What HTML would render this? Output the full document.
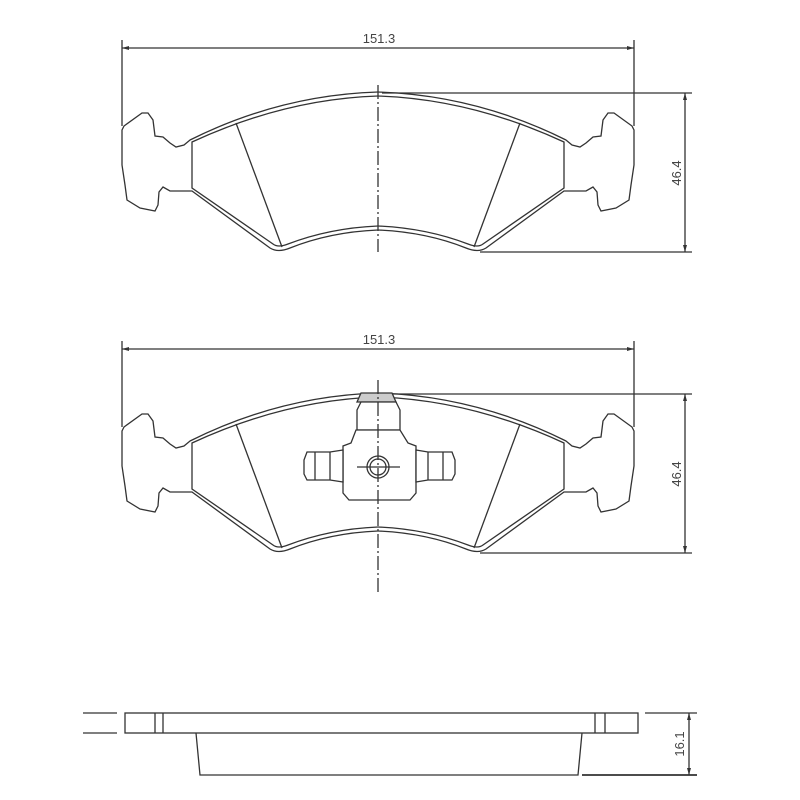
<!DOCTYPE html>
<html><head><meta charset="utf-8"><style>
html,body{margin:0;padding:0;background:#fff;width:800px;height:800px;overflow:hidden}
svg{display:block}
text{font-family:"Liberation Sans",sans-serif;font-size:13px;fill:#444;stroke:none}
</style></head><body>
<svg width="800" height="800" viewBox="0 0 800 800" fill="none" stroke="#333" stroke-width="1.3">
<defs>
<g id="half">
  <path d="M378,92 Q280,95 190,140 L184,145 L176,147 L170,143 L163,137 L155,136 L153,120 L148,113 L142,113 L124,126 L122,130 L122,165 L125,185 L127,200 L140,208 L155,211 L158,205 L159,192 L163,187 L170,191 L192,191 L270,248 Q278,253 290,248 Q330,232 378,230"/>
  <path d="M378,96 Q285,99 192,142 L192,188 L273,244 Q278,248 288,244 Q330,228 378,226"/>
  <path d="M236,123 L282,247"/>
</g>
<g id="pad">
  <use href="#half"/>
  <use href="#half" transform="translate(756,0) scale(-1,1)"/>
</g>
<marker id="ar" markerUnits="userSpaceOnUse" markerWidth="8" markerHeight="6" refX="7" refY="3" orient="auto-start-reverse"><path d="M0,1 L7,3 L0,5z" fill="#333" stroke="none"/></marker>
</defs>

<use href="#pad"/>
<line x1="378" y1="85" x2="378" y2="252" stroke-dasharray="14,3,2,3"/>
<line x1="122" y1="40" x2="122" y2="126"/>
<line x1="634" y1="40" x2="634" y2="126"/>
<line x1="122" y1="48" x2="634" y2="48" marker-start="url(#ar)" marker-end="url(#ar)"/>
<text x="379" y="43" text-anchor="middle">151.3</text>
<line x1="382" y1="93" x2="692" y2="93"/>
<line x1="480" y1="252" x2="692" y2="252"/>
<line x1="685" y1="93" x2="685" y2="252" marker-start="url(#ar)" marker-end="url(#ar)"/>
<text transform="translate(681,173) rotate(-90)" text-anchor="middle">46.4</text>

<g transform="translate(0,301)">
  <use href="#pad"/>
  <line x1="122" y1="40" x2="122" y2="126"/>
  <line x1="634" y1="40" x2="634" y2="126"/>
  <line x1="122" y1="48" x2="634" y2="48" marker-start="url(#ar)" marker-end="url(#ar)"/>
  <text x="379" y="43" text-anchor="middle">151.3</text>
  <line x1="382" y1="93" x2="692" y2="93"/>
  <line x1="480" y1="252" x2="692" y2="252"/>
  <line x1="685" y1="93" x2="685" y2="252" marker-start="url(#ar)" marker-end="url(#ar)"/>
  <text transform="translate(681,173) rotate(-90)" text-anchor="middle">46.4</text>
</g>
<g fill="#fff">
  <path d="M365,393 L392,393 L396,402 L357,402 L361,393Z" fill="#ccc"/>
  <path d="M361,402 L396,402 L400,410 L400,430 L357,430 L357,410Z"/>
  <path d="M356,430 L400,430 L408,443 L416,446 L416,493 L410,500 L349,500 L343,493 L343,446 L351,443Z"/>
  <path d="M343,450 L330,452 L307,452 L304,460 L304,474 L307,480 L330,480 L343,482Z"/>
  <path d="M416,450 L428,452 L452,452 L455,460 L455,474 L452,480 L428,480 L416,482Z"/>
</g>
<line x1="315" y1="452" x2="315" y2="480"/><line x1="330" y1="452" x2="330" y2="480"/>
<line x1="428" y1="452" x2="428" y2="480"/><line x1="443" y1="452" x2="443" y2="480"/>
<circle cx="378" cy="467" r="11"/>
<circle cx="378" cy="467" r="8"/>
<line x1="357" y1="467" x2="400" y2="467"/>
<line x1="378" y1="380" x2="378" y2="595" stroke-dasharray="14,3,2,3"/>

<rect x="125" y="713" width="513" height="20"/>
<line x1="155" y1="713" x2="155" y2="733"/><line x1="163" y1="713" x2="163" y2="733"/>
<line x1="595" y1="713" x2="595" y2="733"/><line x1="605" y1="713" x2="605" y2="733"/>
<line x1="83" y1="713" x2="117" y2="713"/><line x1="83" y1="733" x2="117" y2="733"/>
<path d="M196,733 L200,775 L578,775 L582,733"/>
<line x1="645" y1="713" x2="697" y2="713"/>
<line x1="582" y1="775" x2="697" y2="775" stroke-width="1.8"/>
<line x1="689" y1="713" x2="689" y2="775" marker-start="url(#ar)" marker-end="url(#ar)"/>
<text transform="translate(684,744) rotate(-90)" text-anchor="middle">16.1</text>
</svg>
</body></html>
--
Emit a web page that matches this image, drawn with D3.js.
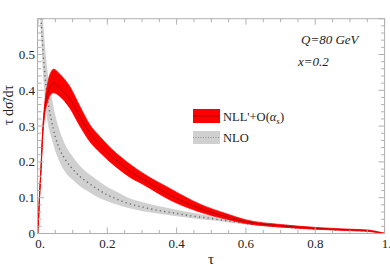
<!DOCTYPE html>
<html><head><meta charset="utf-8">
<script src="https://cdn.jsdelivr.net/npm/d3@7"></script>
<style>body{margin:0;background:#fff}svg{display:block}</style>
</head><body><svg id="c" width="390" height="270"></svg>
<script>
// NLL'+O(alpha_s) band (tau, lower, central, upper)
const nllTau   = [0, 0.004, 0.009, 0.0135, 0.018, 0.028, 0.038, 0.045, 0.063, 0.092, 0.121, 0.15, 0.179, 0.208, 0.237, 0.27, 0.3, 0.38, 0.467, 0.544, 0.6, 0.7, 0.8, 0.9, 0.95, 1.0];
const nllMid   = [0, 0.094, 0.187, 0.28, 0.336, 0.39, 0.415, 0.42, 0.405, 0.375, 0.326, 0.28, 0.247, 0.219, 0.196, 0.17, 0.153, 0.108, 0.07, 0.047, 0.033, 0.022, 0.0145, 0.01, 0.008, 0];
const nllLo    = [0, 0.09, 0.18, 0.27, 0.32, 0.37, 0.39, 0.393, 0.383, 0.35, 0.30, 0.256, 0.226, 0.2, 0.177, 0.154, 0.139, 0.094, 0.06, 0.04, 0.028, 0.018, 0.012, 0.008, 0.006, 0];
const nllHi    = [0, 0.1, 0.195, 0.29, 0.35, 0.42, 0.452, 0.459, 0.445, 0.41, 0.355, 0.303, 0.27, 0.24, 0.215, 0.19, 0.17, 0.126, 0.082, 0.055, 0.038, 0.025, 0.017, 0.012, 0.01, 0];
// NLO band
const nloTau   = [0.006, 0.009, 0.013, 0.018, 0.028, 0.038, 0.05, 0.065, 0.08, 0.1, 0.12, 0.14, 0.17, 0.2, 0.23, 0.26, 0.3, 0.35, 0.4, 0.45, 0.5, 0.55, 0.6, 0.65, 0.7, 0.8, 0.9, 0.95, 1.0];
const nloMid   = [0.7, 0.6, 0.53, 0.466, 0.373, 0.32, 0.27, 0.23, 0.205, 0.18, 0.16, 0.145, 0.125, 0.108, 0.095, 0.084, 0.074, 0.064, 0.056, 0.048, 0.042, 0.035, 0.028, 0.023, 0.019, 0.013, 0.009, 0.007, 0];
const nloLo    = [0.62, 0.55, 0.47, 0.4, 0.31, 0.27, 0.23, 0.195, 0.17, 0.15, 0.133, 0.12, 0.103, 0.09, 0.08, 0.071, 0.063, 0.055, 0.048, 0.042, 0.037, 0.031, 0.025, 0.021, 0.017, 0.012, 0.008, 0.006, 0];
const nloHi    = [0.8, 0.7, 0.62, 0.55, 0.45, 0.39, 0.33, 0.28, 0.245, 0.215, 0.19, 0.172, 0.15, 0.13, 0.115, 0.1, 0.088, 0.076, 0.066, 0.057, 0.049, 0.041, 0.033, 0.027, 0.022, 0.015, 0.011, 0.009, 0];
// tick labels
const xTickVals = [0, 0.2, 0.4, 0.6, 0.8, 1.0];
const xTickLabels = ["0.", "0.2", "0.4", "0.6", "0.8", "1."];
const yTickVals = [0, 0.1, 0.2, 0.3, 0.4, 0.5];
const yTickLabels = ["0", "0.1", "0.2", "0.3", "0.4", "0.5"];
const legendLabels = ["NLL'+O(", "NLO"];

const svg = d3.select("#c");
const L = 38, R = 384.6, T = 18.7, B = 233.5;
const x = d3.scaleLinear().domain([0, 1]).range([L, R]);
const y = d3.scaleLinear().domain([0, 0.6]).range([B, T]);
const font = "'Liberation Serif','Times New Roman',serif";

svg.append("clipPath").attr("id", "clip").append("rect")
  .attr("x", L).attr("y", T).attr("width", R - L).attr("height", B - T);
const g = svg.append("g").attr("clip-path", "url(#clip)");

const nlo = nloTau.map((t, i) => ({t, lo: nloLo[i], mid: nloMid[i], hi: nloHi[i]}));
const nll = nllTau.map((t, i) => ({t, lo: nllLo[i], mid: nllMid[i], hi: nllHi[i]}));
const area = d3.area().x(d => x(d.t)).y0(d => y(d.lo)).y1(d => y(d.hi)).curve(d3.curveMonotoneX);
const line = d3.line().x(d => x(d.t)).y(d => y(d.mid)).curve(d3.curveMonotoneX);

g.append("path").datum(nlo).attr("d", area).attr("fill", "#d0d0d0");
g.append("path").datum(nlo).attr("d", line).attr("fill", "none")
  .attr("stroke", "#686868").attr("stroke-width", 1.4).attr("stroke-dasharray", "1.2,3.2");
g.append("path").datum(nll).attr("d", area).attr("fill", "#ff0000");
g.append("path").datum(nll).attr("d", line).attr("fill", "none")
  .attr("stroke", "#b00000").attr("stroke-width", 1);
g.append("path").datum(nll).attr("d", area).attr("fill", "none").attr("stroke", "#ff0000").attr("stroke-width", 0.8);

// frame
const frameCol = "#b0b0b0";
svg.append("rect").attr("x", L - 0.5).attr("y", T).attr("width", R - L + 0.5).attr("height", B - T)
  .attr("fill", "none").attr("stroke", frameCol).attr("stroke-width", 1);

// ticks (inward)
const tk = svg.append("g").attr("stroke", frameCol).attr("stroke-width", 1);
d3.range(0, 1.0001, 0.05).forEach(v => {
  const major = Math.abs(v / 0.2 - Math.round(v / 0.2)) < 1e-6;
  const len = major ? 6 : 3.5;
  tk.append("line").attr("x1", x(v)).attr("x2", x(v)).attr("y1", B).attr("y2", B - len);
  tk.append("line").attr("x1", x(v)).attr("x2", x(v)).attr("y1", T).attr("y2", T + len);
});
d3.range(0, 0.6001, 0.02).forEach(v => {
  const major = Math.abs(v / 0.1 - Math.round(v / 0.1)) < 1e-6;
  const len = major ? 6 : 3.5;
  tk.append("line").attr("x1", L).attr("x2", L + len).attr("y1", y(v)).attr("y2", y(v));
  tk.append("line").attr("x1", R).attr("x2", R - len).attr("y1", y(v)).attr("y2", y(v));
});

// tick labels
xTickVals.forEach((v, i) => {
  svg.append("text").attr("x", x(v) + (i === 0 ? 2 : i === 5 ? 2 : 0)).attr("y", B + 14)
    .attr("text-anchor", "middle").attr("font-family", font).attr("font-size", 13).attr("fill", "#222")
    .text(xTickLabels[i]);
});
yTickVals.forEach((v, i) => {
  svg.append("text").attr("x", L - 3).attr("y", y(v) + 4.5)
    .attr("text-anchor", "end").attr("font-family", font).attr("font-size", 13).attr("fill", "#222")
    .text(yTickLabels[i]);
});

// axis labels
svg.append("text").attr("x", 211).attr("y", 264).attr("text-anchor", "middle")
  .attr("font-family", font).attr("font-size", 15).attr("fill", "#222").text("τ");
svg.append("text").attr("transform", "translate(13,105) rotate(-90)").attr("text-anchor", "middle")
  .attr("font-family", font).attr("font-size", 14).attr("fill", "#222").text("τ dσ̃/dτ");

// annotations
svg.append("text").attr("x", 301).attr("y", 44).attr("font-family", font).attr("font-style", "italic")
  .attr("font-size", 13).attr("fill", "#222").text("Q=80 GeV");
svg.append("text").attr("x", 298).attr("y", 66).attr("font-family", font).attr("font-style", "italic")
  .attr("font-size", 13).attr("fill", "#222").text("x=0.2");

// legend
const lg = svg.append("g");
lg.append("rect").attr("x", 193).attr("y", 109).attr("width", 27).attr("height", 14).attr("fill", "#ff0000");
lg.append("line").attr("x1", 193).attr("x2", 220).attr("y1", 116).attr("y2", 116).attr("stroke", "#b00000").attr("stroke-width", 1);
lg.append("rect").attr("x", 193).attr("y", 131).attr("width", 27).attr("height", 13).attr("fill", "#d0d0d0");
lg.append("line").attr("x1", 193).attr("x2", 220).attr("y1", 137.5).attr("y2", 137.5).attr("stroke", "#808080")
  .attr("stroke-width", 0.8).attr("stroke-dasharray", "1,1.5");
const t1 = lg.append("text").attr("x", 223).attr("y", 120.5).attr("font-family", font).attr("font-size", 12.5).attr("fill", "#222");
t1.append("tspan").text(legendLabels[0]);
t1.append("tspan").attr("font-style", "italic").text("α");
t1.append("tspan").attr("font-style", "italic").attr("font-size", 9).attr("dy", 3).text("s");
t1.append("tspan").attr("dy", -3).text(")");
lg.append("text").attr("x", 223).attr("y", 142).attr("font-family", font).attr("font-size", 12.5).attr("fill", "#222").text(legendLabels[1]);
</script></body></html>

◆ **Aim**: State how many lines of the data include the word "this", with nothing else.

◆ **The solution**: 2